In addition to the amaryllis, there’s another flower bulb that I like to grow in the winter to add some life to our wintry world; the paperwhite narcissus. Paperwhites are a tender cousin of the hardy daffodils that we plant in fall for spring flowering. We plant the hardy narcissus in the fall because they MUST freeze to be stimulated into growth once the soil warms in spring. Paperwhites, on the other hand, need no chilling and can be forced without the need of any chilling whatsoever.
The term “forced” has always seemed a bit harsh when referring to bringing bulbs into their flowering cycle prematurely in pots. “Enticing” or “tricking” seems more appropriate. In the case of Paperwhites, “enticing” them couldn’t be easier. You can pot them in soil, water them and they’ll start to grow right away. Rather than potting them in soil, I prefer to place the bulbs onto large gravel or glass marbles in a clear glass dish about 3” deep. I’ll then fill the dish with water to a level just below the base of the bulbs. This allows me to enjoy watching the roots grow before the leaves and flowers shoot up from the top of the bulbs. Whichever method you use, place you bulbs in a cool place (50 to 65 degrees) for a couple of weeks. During this time the roots will grow at an amazing rate. Just when the roots have filled the pots, the leaves will emerge from the bulbs. Growth will occur very quickly. Among the leaves will be the flower spikes.
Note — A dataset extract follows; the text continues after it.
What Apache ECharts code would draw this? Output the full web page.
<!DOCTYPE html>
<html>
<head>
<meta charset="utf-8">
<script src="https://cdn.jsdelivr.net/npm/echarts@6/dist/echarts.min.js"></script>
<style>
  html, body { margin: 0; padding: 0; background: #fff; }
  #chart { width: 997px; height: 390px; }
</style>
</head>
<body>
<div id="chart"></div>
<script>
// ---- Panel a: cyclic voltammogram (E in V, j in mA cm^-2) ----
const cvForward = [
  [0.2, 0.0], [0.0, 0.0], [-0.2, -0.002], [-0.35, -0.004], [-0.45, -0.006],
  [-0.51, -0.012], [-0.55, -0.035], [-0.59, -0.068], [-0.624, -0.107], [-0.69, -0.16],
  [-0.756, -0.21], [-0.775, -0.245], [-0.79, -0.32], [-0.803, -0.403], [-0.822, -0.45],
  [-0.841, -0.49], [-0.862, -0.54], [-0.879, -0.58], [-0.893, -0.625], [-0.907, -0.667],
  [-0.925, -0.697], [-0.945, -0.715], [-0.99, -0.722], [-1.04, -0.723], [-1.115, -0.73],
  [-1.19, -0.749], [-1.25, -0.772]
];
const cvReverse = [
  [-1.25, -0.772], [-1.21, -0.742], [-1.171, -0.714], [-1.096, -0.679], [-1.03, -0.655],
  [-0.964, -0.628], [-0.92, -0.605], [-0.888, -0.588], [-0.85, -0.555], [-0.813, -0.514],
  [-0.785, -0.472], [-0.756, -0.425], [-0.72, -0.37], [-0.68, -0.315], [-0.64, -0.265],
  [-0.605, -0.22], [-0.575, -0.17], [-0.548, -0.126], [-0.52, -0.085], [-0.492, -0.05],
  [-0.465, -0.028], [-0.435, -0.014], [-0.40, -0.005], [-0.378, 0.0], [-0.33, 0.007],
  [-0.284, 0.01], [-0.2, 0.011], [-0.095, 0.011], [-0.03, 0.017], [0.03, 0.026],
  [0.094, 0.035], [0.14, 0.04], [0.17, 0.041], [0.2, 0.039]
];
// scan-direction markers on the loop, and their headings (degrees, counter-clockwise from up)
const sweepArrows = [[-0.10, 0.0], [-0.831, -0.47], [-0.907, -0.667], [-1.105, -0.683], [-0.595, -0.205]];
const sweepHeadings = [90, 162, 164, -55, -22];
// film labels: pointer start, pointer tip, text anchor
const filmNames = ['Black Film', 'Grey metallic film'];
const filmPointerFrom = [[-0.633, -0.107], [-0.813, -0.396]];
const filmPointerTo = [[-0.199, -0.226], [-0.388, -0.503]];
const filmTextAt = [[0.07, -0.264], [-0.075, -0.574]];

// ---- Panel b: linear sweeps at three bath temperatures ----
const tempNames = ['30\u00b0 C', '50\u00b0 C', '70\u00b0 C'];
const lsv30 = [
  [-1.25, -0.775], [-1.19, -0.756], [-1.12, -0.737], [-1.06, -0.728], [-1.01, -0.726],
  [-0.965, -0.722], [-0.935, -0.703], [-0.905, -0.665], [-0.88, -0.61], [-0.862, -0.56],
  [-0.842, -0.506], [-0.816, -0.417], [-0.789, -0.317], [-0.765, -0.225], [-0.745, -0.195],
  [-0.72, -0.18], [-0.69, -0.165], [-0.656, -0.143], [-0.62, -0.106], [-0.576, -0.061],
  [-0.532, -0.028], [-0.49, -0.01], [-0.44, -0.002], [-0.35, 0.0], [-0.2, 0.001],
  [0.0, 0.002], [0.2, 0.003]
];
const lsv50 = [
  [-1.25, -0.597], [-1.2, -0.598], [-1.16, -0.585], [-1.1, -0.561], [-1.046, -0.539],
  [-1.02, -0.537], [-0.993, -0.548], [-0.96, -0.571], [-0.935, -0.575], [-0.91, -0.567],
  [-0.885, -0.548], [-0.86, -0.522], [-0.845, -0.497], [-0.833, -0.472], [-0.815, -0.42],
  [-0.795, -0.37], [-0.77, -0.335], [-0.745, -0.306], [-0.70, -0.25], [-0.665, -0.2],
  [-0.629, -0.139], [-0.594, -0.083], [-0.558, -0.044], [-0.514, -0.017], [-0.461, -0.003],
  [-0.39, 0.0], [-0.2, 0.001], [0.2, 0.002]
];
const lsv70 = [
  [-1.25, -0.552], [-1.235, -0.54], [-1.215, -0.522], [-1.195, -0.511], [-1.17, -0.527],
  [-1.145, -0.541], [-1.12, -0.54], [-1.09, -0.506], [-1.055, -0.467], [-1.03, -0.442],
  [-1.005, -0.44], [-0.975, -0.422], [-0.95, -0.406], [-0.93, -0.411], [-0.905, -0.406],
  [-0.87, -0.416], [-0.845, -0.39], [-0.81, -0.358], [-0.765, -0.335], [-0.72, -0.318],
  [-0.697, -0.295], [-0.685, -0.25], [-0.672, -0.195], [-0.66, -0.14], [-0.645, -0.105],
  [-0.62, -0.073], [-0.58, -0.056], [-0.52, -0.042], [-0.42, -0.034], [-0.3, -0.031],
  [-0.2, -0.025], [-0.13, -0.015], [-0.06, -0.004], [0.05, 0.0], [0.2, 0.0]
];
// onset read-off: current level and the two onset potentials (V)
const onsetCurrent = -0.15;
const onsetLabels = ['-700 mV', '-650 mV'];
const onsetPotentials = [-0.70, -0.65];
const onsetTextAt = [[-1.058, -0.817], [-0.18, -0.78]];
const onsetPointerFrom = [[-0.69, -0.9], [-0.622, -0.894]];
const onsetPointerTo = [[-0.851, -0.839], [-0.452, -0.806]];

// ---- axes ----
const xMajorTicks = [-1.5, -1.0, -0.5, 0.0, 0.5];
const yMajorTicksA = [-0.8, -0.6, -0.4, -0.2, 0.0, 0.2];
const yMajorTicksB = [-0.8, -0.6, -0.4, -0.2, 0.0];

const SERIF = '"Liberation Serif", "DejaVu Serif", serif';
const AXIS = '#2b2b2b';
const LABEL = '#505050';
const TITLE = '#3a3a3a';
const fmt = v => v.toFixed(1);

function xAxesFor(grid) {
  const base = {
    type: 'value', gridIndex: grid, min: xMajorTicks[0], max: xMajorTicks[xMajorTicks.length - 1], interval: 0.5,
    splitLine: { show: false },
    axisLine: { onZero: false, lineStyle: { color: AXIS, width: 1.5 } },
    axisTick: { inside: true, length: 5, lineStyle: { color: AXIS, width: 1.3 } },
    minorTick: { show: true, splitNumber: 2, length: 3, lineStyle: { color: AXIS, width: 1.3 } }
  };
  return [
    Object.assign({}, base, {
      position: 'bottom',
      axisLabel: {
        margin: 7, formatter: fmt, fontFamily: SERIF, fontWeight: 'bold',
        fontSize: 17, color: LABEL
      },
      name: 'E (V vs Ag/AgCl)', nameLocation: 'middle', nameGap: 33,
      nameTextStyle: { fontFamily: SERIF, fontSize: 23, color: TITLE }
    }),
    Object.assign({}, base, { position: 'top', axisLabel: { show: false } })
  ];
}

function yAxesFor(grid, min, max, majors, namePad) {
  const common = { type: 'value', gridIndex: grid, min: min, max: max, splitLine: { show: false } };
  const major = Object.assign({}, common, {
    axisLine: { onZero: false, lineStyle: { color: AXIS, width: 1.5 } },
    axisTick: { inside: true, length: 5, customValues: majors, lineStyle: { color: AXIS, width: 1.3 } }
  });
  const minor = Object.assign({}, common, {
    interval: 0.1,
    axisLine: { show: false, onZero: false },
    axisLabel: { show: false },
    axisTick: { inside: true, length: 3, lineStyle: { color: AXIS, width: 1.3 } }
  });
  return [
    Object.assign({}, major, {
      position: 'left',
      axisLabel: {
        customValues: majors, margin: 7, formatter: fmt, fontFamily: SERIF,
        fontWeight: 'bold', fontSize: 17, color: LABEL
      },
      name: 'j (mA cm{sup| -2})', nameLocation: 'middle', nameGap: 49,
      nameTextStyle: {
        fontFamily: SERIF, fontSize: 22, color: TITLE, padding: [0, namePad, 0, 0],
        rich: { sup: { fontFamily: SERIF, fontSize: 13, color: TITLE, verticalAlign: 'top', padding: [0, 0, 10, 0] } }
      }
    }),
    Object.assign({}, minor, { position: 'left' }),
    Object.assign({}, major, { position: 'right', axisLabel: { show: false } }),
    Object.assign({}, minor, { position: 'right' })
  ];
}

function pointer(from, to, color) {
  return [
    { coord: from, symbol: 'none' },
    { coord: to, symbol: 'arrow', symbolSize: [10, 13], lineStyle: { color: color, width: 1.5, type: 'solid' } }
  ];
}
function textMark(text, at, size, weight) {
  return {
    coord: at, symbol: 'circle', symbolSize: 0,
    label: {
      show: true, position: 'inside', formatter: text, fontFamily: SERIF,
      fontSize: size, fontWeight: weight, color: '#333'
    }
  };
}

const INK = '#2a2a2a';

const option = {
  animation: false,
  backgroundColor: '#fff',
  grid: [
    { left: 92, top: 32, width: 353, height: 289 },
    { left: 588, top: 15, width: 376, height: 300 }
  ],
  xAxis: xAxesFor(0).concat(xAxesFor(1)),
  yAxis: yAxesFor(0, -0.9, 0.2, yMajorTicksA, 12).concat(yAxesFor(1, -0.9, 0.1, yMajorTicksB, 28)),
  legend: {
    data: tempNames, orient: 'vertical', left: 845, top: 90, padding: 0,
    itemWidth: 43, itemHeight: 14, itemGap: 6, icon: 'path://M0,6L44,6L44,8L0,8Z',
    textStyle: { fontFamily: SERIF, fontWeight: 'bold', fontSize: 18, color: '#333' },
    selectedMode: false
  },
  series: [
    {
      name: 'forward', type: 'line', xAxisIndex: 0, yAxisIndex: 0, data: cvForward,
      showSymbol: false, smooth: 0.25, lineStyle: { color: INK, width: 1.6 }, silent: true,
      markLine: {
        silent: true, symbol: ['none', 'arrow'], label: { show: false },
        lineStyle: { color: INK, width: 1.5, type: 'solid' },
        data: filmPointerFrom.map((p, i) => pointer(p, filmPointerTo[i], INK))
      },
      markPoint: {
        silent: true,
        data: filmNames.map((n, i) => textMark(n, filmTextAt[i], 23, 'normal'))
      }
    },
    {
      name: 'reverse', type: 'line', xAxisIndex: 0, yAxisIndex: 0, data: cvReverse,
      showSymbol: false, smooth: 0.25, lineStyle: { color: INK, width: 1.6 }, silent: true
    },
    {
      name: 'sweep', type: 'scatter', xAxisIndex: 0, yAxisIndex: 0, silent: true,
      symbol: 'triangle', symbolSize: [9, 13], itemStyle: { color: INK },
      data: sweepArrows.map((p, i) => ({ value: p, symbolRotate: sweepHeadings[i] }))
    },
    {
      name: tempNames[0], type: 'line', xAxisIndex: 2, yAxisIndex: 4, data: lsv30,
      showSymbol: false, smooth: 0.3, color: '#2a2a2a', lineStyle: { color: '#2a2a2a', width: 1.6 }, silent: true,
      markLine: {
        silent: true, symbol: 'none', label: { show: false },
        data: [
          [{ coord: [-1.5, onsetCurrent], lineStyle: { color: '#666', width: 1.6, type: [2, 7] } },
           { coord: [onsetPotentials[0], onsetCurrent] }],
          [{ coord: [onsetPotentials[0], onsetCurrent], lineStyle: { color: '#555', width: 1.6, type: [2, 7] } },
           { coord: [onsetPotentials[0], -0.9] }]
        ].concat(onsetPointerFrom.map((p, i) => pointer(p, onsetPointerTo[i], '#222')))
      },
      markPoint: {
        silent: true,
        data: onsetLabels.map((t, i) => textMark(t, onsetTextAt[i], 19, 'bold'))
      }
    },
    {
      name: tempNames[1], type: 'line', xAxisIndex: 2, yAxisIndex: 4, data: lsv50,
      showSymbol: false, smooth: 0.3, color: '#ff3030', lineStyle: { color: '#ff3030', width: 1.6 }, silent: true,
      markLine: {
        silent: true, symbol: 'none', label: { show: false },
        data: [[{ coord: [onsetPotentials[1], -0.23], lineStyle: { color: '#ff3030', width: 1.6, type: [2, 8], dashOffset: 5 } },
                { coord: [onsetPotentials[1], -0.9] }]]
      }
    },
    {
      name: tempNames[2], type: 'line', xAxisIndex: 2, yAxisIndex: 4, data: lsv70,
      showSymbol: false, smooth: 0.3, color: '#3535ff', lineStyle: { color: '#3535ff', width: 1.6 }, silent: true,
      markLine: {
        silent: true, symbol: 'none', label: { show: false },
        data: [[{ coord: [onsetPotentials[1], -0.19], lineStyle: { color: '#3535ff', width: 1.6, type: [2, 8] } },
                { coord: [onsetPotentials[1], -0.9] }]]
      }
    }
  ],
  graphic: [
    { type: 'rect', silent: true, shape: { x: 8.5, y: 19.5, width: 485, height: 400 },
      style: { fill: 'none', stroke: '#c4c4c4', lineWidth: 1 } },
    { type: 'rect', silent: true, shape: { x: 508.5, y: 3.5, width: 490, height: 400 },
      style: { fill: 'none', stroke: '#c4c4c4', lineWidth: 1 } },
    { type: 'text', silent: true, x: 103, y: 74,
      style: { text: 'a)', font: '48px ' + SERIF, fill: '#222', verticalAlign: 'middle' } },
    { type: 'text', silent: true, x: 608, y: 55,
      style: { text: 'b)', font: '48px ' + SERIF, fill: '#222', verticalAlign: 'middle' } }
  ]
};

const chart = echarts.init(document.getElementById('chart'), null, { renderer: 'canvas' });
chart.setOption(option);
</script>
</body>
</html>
Sometime between 5 to 7 weeks after you started your paperwhites; you’ll be enjoying fragrant blooms to cheer you up as you wait for spring to arrive. Paperwhites that have been forced won’t have enough energy to repeat the cycle and are generally discarded after the blooms have gone by. I like to start batches of paperwhites every couple of weeks so there’s always some coming into flower
.If you’ve never “enticed” paperwhites into bloom in the winter, give it a try. It’s a great way to brighten up winter and introduce you kids to the miracle of how plants grow.